I’ve showed what we shouldn’t do with Halloween; that’s the negative. Back in Ephesians, this is what Paul was inspired to exhort us to “put off,” as in, “that you put off, concerning your former conduct, the old man which grows corrupt according to the deceitful lusts” (Ephesians 4:22). Put off that old before Christ junk. Put it off. But Paul is no one sided Negative Nathan. Paul has a positive alternative. Paul says, “and be renewed in the spirit of your mind” (Ephesians 4:23.) Offer yourself to God to renew your mind; renew your way of thinking; renew the way you look at the world; renew your world view. Paul speaks the positive, “and that you put on the new man which was created according to God, in true righteousness and holiness” (Ephesians 4:24). Put on a new way of life. Put on and live in that new creation life (cf. 2 Cor. 5:17). Put on the “true righteousness” we have been given in Christ (cf. Romans 13:12-14; 2 Cor. 5:21; Ephesians 1). (And if you want to know how to do that look at Ephesians 2:1-10). And put on “holiness” (Greek hosiotes) which means holiness, piety, devoutness. “Holiness” is a word which encompasses the idea of straightness, uprightness, completeness, integrity. “Holiness” is what flows out of the righteousness we receive in our relationship with Jesus. “Holiness” is the fruit of our righteousness in Christ. Now does any of what Paul tells us to put on here sound compatible with the unholy workings of Halloween? Let’s look to something more in line with the righteousness and holiness we have in Christ.
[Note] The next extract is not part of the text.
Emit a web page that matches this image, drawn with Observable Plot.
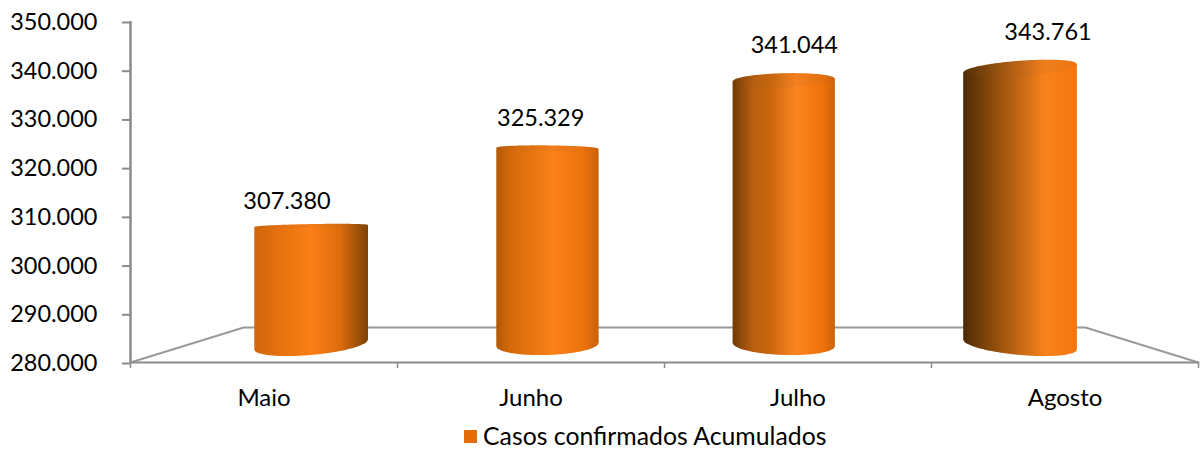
<!DOCTYPE html>
<html lang="pt">
<head>
<meta charset="utf-8">
<script src="https://cdn.jsdelivr.net/npm/d3@7"></script>
<script src="https://cdn.jsdelivr.net/npm/@observablehq/plot@0.6"></script>
<style>
  html, body { margin: 0; padding: 0; background: #fff; overflow: hidden; }
  svg { display: block; }
  #legend { height: 26px; width: 1200px; position: relative; font: 24.8px/30px Lato, sans-serif; color: #000; }
  #legend .item { position: absolute; left: 464px; top: -4px; display: flex; align-items: center; height: 30px; white-space: nowrap; }
  #legend .swatch { width: 13px; height: 13px; background: #e36c0a; margin-right: 6px; }
</style>
</head>
<body>
<div id="chart"></div>
<div id="legend"><div class="item"><span class="swatch"></span><span id="legendText"></span></div></div>
<script>
// Data
const categories = ["Maio", "Junho", "Julho", "Agosto"];
const casos = [307380, 325329, 341044, 343761];
const yTicks = [280000, 290000, 300000, 310000, 320000, 330000, 340000, 350000];
const seriesName = "Casos confirmados Acumulados";

// Gradient stops for each cylinder: [offset, colour]
const shading = [
  [[0, "#cf660c"], [0.25, "#e8730e"], [0.5, "#fb7f16"], [0.75, "#dd6c0c"], [1, "#7d4307"]],
  [[0, "#b05808"], [0.12, "#d2680a"], [0.55, "#fa8018"], [0.85, "#ec730c"], [1, "#c9600a"]],
  [[0, "#703a06"], [0.2, "#b85f0e"], [0.38, "#cc680e"], [0.62, "#fc8420"], [0.88, "#ee720a"], [1, "#cc620a"]],
  [[0, "#4e2904"], [0.25, "#8a4a0a"], [0.72, "#f8821c"], [1, "#f4760e"]]
];

// Scale and perspective set-up
const width = 1200, height = 425, marginLeft = 130, marginRight = 2, marginTop = 21, marginBottom = 63;
const baseline = yTicks[0];
const pxPerValue = (height - marginTop - marginBottom) / (yTicks[yTicks.length - 1] - baseline);
const unitsPerPx = 1 / pxPerValue;
const pxToY = px => baseline + (height - marginBottom - px) * unitsPerPx;
const yToPx = v => height - marginBottom - (v - baseline) * pxPerValue;
const mid = categories.length / 2;
const depthBar = 0.885, depthBack = 0.788, depthLabel = 0.95;
const floorBar = 17.5 * unitsPerPx, floorBack = 35 * unitsPerPx, labelLift = 34.5 * unitsPerPx;
const projectX = (x, d) => mid + (x - mid) * d;
const eyePx = 195;

// Outline of one cylinder, from its category index and value
function cylinderParts(i) {
  const off = i + 0.5 - mid;
  const cx = projectX(i + 0.5, depthBar) + 0.006;
  const half = 0.181 + 0.0213 * Math.abs(off);
  const botPx = yToPx(baseline + floorBar);
  const topPx = yToPx(baseline + floorBar + (casos[i] - baseline) * 0.889);
  const edge = (px, t) => ({
    bulge: 0.07 * Math.abs(px - eyePx) * Math.sqrt(1 - t * t),
    tilt: 3.3 * off * (px - eyePx) / (botPx - eyePx) * t
  });
  return d3.range(-1, 1.0001, 0.02).map(t => {
    const b = edge(botPx, t), a = edge(topPx, t);
    return {
      x: cx + half * t,
      y1: pxToY(botPx + b.bulge + b.tilt),
      y2: pxToY(topPx - a.bulge * 0.86 + a.tilt),
      rim: pxToY(topPx + a.bulge * 0.86 + a.tilt)
    };
  });
}

const floorPath = [
  { x: 0, y: baseline },
  { x: projectX(0, depthBack), y: baseline + floorBack },
  { x: projectX(categories.length, depthBack), y: baseline + floorBack },
  { x: categories.length, y: baseline }
];

const gridGrey = "#9a9a9a", axisGrey = "#8c8c8c";
const fmt = d => d3.format(",")(d).replace(/,/g, ".");

const defs = () => {
  const g = d3.create("svg:defs");
  shading.forEach((stops, i) => {
    const lg = g.append("linearGradient").attr("id", "cyl" + i).attr("x1", 0).attr("x2", 1).attr("y1", 0).attr("y2", 0);
    stops.forEach(([o, c]) => lg.append("stop").attr("offset", o).attr("stop-color", c));
  });
  return g.node();
};

const plot = Plot.plot({
  width, height, marginLeft, marginRight, marginTop, marginBottom,
  style: { fontFamily: "Lato, sans-serif", fontSize: "23.5px", color: "#000", background: "#fff", overflow: "visible" },
  x: { domain: [0, categories.length], axis: null },
  y: { domain: [baseline, yTicks[yTicks.length - 1]], axis: null },
  marks: [
    defs,
    Plot.line(floorPath, { x: "x", y: "y", stroke: gridGrey, strokeWidth: 2 }),
    Plot.ruleY([baseline], { stroke: axisGrey, strokeWidth: 2 }),
    Plot.ruleX([0], { stroke: axisGrey, strokeWidth: 2.5 }),
    Plot.axisY({
      ticks: yTicks, tickFormat: fmt, tickSize: 8, tickPadding: 25, stroke: axisGrey,
      strokeWidth: 2, label: null, fontSize: 23.5, fill: "#000", dy: 1
    }),
    Plot.axisX({
      ticks: d3.range(categories.length + 1), tickFormat: () => "", tickSize: 6,
      stroke: axisGrey, strokeWidth: 1.5, label: null
    }),
    Plot.axisX({
      ticks: categories.map((_, i) => i + 0.5), tickFormat: d => categories[d - 0.5],
      tickSize: 0, tickPadding: 26, label: null, fontSize: 24, fill: "#000"
    }),
    ...categories.flatMap((_, i) => {
      const parts = cylinderParts(i);
      return [
        Plot.areaY(parts, { x: "x", y1: "y1", y2: "y2", fill: `url(#cyl${i})`, curve: "linear" }),
        Plot.areaY(parts, { x: "x", y1: "rim", y2: "y2", fill: "#8a5a30", fillOpacity: 0.08, curve: "linear" })
      ];
    }),
    Plot.text(casos, {
      x: (_, i) => projectX(i + 0.5, depthLabel),
      y: d => baseline + labelLift + (d - baseline) * depthLabel,
      text: fmt, fontSize: 23.5, fill: "#000", dx: 3
    })
  ]
});
document.getElementById("chart").append(plot);
document.getElementById("legendText").textContent = seriesName;
</script>
</body>
</html>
Here’s a suggested alternative. Did you know that October 31st, (the same day as Halloween) is Reformation Day, the day the Church pressed the reset button and addressed much of the dark corruption and unscriptural practices that had crept into the Church? Why don’t we use October 31st to not only recognize this Day in history, but also to reflect and examine ourselves for any unscriptural corruptions that we have allowed into the Church, as well as into our own lives personally. That might produce some fruit. That might keep the Church and its people from repeating the same backslidden state of sin that led to the Reformation. That might lead to a REVIVAL! Isn’t that better than compromising and obfuscating our way into seeing it as okay to participate in Halloween. Just a thought.
So, what do you think? There are other holidays that have questionable practices. Some have redeeming value. Others do not. Personally, I find it hard to see any redeeming value in the orange-holiday-bad of Halloween. You’re free to disagree. I would just encourage you to find solid scriptural ground for whatever decision you make. That’s true in all situations. I pray you, me, and all those who name the name of Jesus and claim to be His followers would, “Be diligent to present yourself approved to God, a worker who does not need to be ashamed, rightly dividing the word of truth” (2 Tim. 2:15).